O robô cadastra processos, faz teses de defesa, monta e elabora petições iniciais. Um trabalho que antes demorava 34 dias para ser realizado com o Eli sai instantaneamente, como é o caso da distribuição de uma petição inicial na área trabalhista.

Assim, ainda que a ferramenta represente um grande avanço para os escritórios, estima-se que funções de estagiários, assistente jurídicos e advogados em início de carreira enfrentarão complexas mudanças na estrutura e modelo de trabalho, porquanto, as funções repetitivas ou de menor dificuldade serão realizadas por máquinas.

Nessa toada, atualmente se vislumbra a exigência de novas competências dos profissionais iniciantes da carreira. Nas entrevistas de emprego, usualmente questiona-se quanto a outras habilidades para além do Direito, como técnicas de mídias sociais, conhecimentos de programas de computação, gestão de pessoas, programação, entre outras.

Assim, cada vez mais, exige-se um profissional multifacetário, capaz de apresentar soluções jurídicas, gerar conteúdo nas redes sociais, captar clientes, produzir artigos acadêmicos e utilizar softwares complexos.

A experiência prática muitas vezes não caminha concomitantemente com a formação acadêmica tradicional. O estágio pouco acompanha as constantes exigências do mercado.

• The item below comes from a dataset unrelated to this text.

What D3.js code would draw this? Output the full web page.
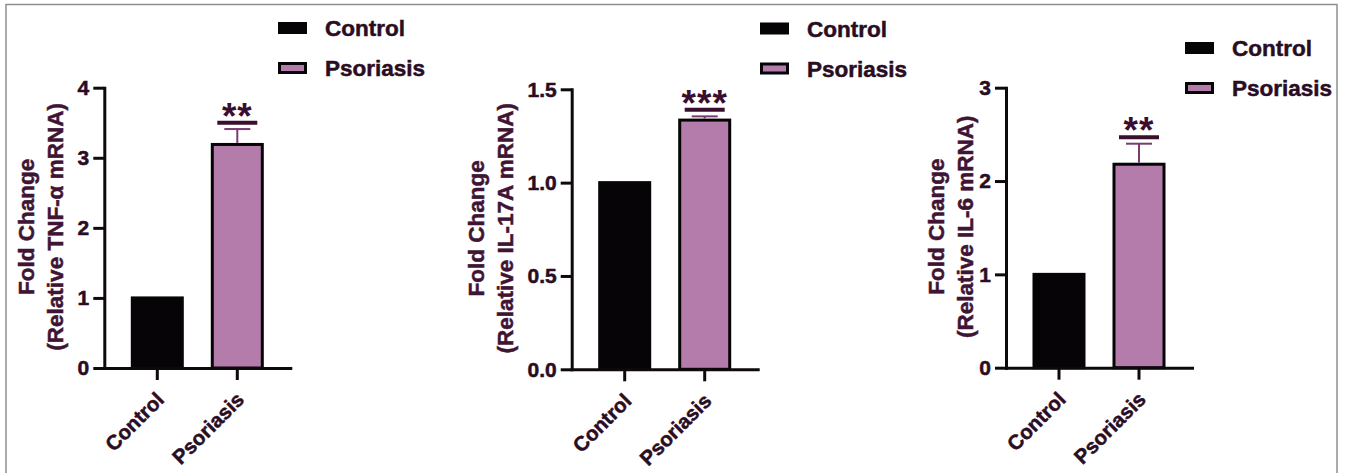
<!DOCTYPE html>
<html>
<head>
<meta charset="utf-8">
<script src="https://cdn.jsdelivr.net/npm/d3@7"></script>
<style>
  html, body { margin: 0; padding: 0; background: #fff; }
  svg { display: block; }
  text { font-family: "Liberation Sans", Arial, Helvetica, sans-serif; font-weight: bold; }
</style>
</head>
<body>
<svg id="chart" width="1346" height="473"></svg>
<script>
// ---------- data ----------
const categories = ["Control", "Psoriasis"];
const tnfValues = [1, 3.19];
const tnfErrors = [0, 0.22];
const il17Values = [1, 1.335];
const il17Errors = [0, 0.02];
const il6Values = [1, 2.18];
const il6Errors = [0, 0.22];
const significanceLabels = ["**", "***", "**"];
const significanceLevels = [3.5, 1.39, 2.47];
const tnfTicks = [0, 1, 2, 3, 4];
const il17Ticks = [0, 0.5, 1.0, 1.5];
const il6Ticks = [0, 1, 2, 3];
const yMaxima = [4, 1.5, 3];
const tickFormats = ["d", ".1f", "d"];
const titleLine1 = ["Fold Change", "Fold Change", "Fold Change"];
const titleLine2 = ["(Relative TNF-α mRNA)", "(Relative IL-17A mRNA)", "(Relative IL-6 mRNA)"];
const legendLabels = ["Control", "Psoriasis"];

// ---------- styles / layout ----------
const colors = { control: "#060406", psoriasis: "#b37caa", axis: "#0e090c",
  tick: "#2a0d22", title: "#3f1434", err: "#7a3b70", sig: "#3a0e2e", border: "#8f8f8f" };

const panels = [
  { values: tnfValues, errors: tnfErrors, ticks: tnfTicks, axisX: 104.3, y0: 368, yTop: 87.7,
    t1: 70, t2: 41, legX: 278, legY: 22 },
  { values: il17Values, errors: il17Errors, ticks: il17Ticks, axisX: 571.7, y0: 369.3, yTop: 89.3,
    t1: 88, t2: 59, legX: 760, legY: 22.5 },
  { values: il6Values, errors: il6Errors, ticks: il6Ticks, axisX: 1006, y0: 367.7, yTop: 87.7,
    t1: 62, t2: 33, legX: 1185, legY: 42 }
];

const svg = d3.select("#chart");

// outer border (frame)
svg.append("rect")
  .attr("x", 6).attr("y", 4.5).attr("width", 1331).attr("height", 480)
  .attr("fill", "none").attr("stroke", colors.border).attr("stroke-width", 1.5);

function thicken(sel, col) {
  return sel.attr("stroke", col).attr("stroke-width", 0.5).attr("paint-order", "stroke");
}

panels.forEach((p, i) => {
  const g = svg.append("g");
  const y = d3.scaleLinear().domain([0, yMaxima[i]]).range([p.y0, p.yTop]);
  const x = d3.scaleBand().domain(categories)
    .range([p.axisX, p.axisX + 186]).paddingInner(0.375).paddingOuter(0.35);

  // bars
  g.selectAll("rect.bar").data(categories).join("rect")
    .attr("class", "bar")
    .attr("x", d => x(d))
    .attr("width", x.bandwidth())
    .attr("y", (d, j) => y(p.values[j]))
    .attr("height", (d, j) => p.y0 - y(p.values[j]))
    .attr("fill", (d, j) => j === 0 ? colors.control : colors.psoriasis)
    .attr("stroke", colors.control)
    .attr("stroke-width", 3);

  // error bars
  categories.forEach((c, j) => {
    const e = p.errors[j];
    if (!e) return;
    const cx = x(c) + x.bandwidth() / 2;
    g.append("line")
      .attr("x1", cx).attr("x2", cx)
      .attr("y1", y(p.values[j]) - 1.5).attr("y2", y(p.values[j] + e))
      .attr("stroke", colors.err).attr("stroke-width", 2);
    g.append("line")
      .attr("x1", cx - 13).attr("x2", cx + 13)
      .attr("y1", y(p.values[j] + e)).attr("y2", y(p.values[j] + e))
      .attr("stroke", colors.err).attr("stroke-width", 2);
  });

  // significance
  const sx = x(categories[1]) + x.bandwidth() / 2;
  const sy = y(significanceLevels[i]);
  g.append("line")
    .attr("x1", sx - 20).attr("x2", sx + 20)
    .attr("y1", sy).attr("y2", sy)
    .attr("stroke", colors.sig).attr("stroke-width", 4);
  const starSize = 37;
  g.append("text")
    .attr("x", sx).attr("y", sy - 15 + starSize * 0.575)
    .attr("text-anchor", "middle")
    .attr("font-size", starSize)
    .attr("letter-spacing", 1)
    .attr("fill", colors.sig)
    .text(significanceLabels[i]);

  // y axis
  const yAxis = d3.axisLeft(y).tickValues(p.ticks).tickSize(11).tickSizeOuter(0)
    .tickPadding(4).tickFormat(d3.format(tickFormats[i]));
  const ya = g.append("g").attr("transform", `translate(${p.axisX},0)`).call(yAxis);
  ya.select(".domain").attr("stroke", colors.axis).attr("stroke-width", 3).attr("stroke-linecap", "square");
  ya.selectAll(".tick line").attr("stroke", colors.axis).attr("stroke-width", 3);
  thicken(ya.selectAll(".tick text").attr("fill", colors.tick).attr("font-size", 21)
    .attr("font-family", "'Liberation Sans', Arial, sans-serif").attr("font-weight", "bold"), colors.tick);

  // x axis
  const xAxis = d3.axisBottom(x).tickSize(12).tickSizeOuter(0).tickFormat("");
  const xa = g.append("g").attr("transform", `translate(0,${p.y0})`).call(xAxis);
  xa.select(".domain").attr("stroke", colors.axis).attr("stroke-width", 3).attr("stroke-linecap", "square");
  xa.selectAll(".tick line").attr("stroke", colors.axis).attr("stroke-width", 3);

  // rotated category labels
  thicken(g.selectAll("text.xlab").data(categories).join("text")
    .attr("class", "xlab")
    .attr("transform", d => `translate(${x(d) + x.bandwidth() / 2 + 8},${p.y0 + 33}) rotate(-45)`)
    .attr("text-anchor", "end")
    .attr("font-size", 20.5)
    .attr("fill", colors.tick)
    .text(d => d), colors.tick);

  // axis titles
  const cy = (p.y0 + p.yTop) / 2 - 1;
  [[titleLine1[i], p.t1], [titleLine2[i], p.t2]].forEach(([t, off]) => {
    thicken(g.append("text")
      .attr("transform", `translate(${p.axisX - off},${cy}) rotate(-90)`)
      .attr("text-anchor", "middle")
      .attr("font-size", 22.5)
      .attr("fill", colors.title)
      .text(t), colors.title);
  });

  // legend
  legendLabels.forEach((lab, j) => {
    const ly = p.legY + j * 40;
    g.append("rect")
      .attr("x", p.legX + (j ? 1.5 : 0)).attr("y", ly + (j ? 1.5 : 0))
      .attr("width", j ? 26 : 29).attr("height", j ? 9 : 12)
      .attr("fill", j ? colors.psoriasis : colors.control)
      .attr("stroke", j ? colors.control : "none")
      .attr("stroke-width", 3);
    thicken(g.append("text")
      .attr("x", p.legX + 47).attr("y", ly + 14)
      .attr("font-size", 22.5)
      .attr("fill", colors.tick)
      .text(lab), colors.tick);
  });
});
</script>
</body>
</html>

Ademais, o país passa por baixo crescimento econômico em razão da crise, atrelado ao avanço significativo da utilização de novas tecnologias, como robôs e IA, que podem preencher as vagas de emprego voltados aos profissionais iniciantes, como estagiários e advogados juniores.

Diante desse cenário pouco atrativo, os estagiários também ficam à mercê das ferramentas tecnológicas que devido à pandemia, embora fossem aceleradas, não proporcionaram a todos as mesmas oportunidades.

Contudo, acredita-se que o impacto das novas tecnologias será positivo. Os advogados serão guarnecidos de informações mais precisas e poderão se dedicar a outras tarefas.

Há, portanto, de se buscar no mercado profissionais multifacetários, faz-se necessário cada vez mais que o profissional do Direito, especialmente aqueles ainda não consolidados na carreira, busquem novas oportunidades de aprendizado além das tradicionais, e ainda formem conhecimento noutras áreas além do Direito.

Ainda, imperioso ressaltar que a tecnologia não é capaz de suprir capacidades humanas, como julgamento, empatia, sentimentos, percepções subjetivas, razão pela qual as chamadas soft skills têm ganhado relevância nas vagas de emprego.

Para concluir, apesar das críticas e pontos negativos, é impossível negar que a tecnologia já faz parte do sistema jurídico e isso traz uma janela enorme de oportunidades, principalmente para a advocacia iniciante. Afinal, há muito espaço para novos profissionais "fora da caixa".